Copy all of the material word for word, except for the pictures.

§ Dataset excerpt:
START
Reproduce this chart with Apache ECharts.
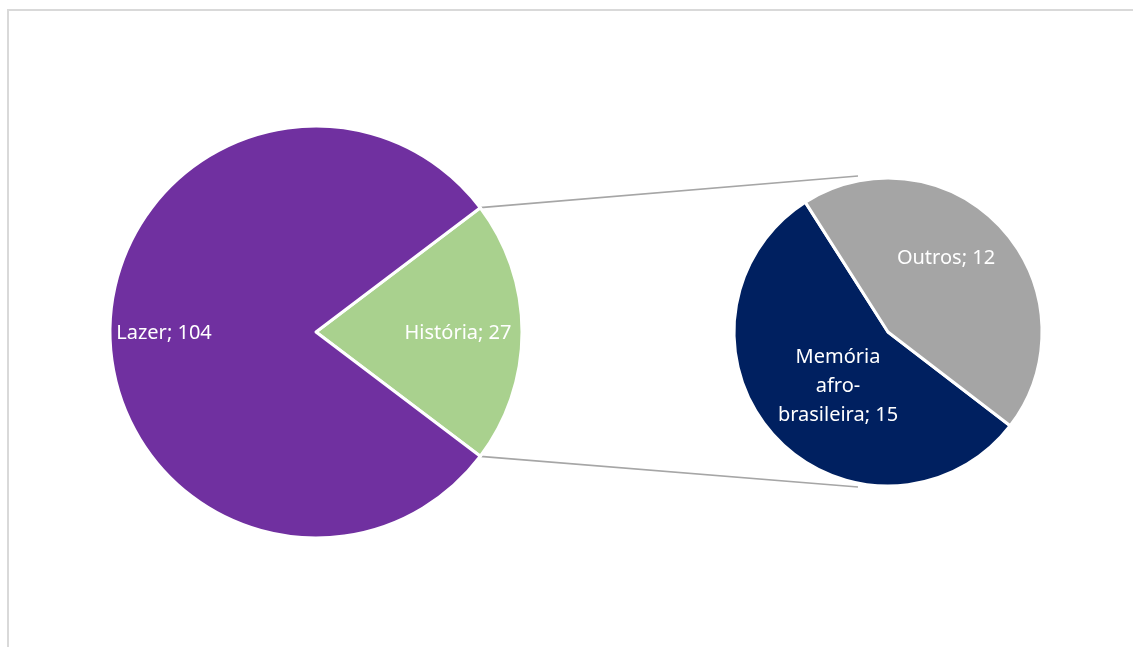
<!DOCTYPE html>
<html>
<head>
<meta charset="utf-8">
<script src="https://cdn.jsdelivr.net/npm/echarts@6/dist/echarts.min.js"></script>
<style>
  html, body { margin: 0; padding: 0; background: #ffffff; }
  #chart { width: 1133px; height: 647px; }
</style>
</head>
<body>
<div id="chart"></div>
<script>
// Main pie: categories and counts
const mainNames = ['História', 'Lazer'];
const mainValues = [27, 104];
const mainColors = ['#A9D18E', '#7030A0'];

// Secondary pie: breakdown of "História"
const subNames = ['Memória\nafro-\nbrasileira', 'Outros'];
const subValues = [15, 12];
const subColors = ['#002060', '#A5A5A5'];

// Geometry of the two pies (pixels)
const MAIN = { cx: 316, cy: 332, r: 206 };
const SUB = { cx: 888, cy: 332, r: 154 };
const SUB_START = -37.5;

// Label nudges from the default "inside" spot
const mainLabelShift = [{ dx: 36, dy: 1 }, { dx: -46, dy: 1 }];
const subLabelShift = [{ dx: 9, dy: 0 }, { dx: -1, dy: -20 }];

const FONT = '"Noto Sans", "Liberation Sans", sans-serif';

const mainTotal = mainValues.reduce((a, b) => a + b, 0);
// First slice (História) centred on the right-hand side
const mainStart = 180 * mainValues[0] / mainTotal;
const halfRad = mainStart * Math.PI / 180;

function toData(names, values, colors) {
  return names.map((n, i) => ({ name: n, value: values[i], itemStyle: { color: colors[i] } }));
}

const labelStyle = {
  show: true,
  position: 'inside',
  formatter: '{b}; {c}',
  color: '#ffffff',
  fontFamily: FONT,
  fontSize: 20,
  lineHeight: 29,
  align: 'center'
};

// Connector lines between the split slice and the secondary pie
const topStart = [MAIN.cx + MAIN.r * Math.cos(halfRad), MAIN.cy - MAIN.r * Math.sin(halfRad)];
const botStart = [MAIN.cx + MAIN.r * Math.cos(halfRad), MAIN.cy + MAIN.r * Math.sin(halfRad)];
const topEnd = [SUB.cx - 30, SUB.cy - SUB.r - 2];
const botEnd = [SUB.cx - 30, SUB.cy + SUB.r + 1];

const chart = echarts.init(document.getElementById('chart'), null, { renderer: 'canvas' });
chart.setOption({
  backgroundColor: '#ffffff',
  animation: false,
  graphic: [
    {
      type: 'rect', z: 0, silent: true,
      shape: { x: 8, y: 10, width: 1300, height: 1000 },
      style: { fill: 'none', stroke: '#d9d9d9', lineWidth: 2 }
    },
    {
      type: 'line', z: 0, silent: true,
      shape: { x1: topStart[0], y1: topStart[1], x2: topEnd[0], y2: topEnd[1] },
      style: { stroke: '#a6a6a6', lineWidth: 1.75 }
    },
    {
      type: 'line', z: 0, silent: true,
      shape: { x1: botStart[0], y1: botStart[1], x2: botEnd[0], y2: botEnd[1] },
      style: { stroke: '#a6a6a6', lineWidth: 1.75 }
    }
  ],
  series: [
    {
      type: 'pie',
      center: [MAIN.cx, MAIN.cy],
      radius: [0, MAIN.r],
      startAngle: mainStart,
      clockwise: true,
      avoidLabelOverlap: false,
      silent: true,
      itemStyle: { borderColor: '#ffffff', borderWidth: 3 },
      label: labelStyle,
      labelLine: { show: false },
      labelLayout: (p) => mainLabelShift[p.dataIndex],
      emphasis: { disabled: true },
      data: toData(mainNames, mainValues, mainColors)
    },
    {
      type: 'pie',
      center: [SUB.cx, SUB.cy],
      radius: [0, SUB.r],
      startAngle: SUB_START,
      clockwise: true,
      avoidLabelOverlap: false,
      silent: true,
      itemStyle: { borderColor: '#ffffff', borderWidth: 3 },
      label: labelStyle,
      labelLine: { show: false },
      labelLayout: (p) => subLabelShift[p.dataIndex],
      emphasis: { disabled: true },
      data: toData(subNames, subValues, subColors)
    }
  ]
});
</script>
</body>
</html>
END
§ Answer for this exercise:
Reproduce this chart with Apache ECharts.
<!DOCTYPE html>
<html>
<head>
<meta charset="utf-8">
<script src="https://cdn.jsdelivr.net/npm/echarts@6/dist/echarts.min.js"></script>
<style>
  html, body { margin: 0; padding: 0; background: #ffffff; }
  #chart { width: 1133px; height: 647px; }
</style>
</head>
<body>
<div id="chart"></div>
<script>
// Main pie: categories and counts
const mainNames = ['História', 'Lazer'];
const mainValues = [27, 104];
const mainColors = ['#A9D18E', '#7030A0'];

// Secondary pie: breakdown of "História"
const subNames = ['Memória\nafro-\nbrasileira', 'Outros'];
const subValues = [15, 12];
const subColors = ['#002060', '#A5A5A5'];

// Geometry of the two pies (pixels)
const MAIN = { cx: 316, cy: 332, r: 206 };
const SUB = { cx: 888, cy: 332, r: 154 };
const SUB_START = -37.5;

// Label nudges from the default "inside" spot
const mainLabelShift = [{ dx: 36, dy: 1 }, { dx: -46, dy: 1 }];
const subLabelShift = [{ dx: 9, dy: 0 }, { dx: -1, dy: -20 }];

const FONT = '"Noto Sans", "Liberation Sans", sans-serif';

const mainTotal = mainValues.reduce((a, b) => a + b, 0);
// First slice (História) centred on the right-hand side
const mainStart = 180 * mainValues[0] / mainTotal;
const halfRad = mainStart * Math.PI / 180;

function toData(names, values, colors) {
  return names.map((n, i) => ({ name: n, value: values[i], itemStyle: { color: colors[i] } }));
}

const labelStyle = {
  show: true,
  position: 'inside',
  formatter: '{b}; {c}',
  color: '#ffffff',
  fontFamily: FONT,
  fontSize: 20,
  lineHeight: 29,
  align: 'center'
};

// Connector lines between the split slice and the secondary pie
const topStart = [MAIN.cx + MAIN.r * Math.cos(halfRad), MAIN.cy - MAIN.r * Math.sin(halfRad)];
const botStart = [MAIN.cx + MAIN.r * Math.cos(halfRad), MAIN.cy + MAIN.r * Math.sin(halfRad)];
const topEnd = [SUB.cx - 30, SUB.cy - SUB.r - 2];
const botEnd = [SUB.cx - 30, SUB.cy + SUB.r + 1];

const chart = echarts.init(document.getElementById('chart'), null, { renderer: 'canvas' });
chart.setOption({
  backgroundColor: '#ffffff',
  animation: false,
  graphic: [
    {
      type: 'rect', z: 0, silent: true,
      shape: { x: 8, y: 10, width: 1300, height: 1000 },
      style: { fill: 'none', stroke: '#d9d9d9', lineWidth: 2 }
    },
    {
      type: 'line', z: 0, silent: true,
      shape: { x1: topStart[0], y1: topStart[1], x2: topEnd[0], y2: topEnd[1] },
      style: { stroke: '#a6a6a6', lineWidth: 1.75 }
    },
    {
      type: 'line', z: 0, silent: true,
      shape: { x1: botStart[0], y1: botStart[1], x2: botEnd[0], y2: botEnd[1] },
      style: { stroke: '#a6a6a6', lineWidth: 1.75 }
    }
  ],
  series: [
    {
      type: 'pie',
      center: [MAIN.cx, MAIN.cy],
      radius: [0, MAIN.r],
      startAngle: mainStart,
      clockwise: true,
      avoidLabelOverlap: false,
      silent: true,
      itemStyle: { borderColor: '#ffffff', borderWidth: 3 },
      label: labelStyle,
      labelLine: { show: false },
      labelLayout: (p) => mainLabelShift[p.dataIndex],
      emphasis: { disabled: true },
      data: toData(mainNames, mainValues, mainColors)
    },
    {
      type: 'pie',
      center: [SUB.cx, SUB.cy],
      radius: [0, SUB.r],
      startAngle: SUB_START,
      clockwise: true,
      avoidLabelOverlap: false,
      silent: true,
      itemStyle: { borderColor: '#ffffff', borderWidth: 3 },
      label: labelStyle,
      labelLine: { show: false },
      labelLayout: (p) => subLabelShift[p.dataIndex],
      emphasis: { disabled: true },
      data: toData(subNames, subValues, subColors)
    }
  ]
});
</script>
</body>
</html>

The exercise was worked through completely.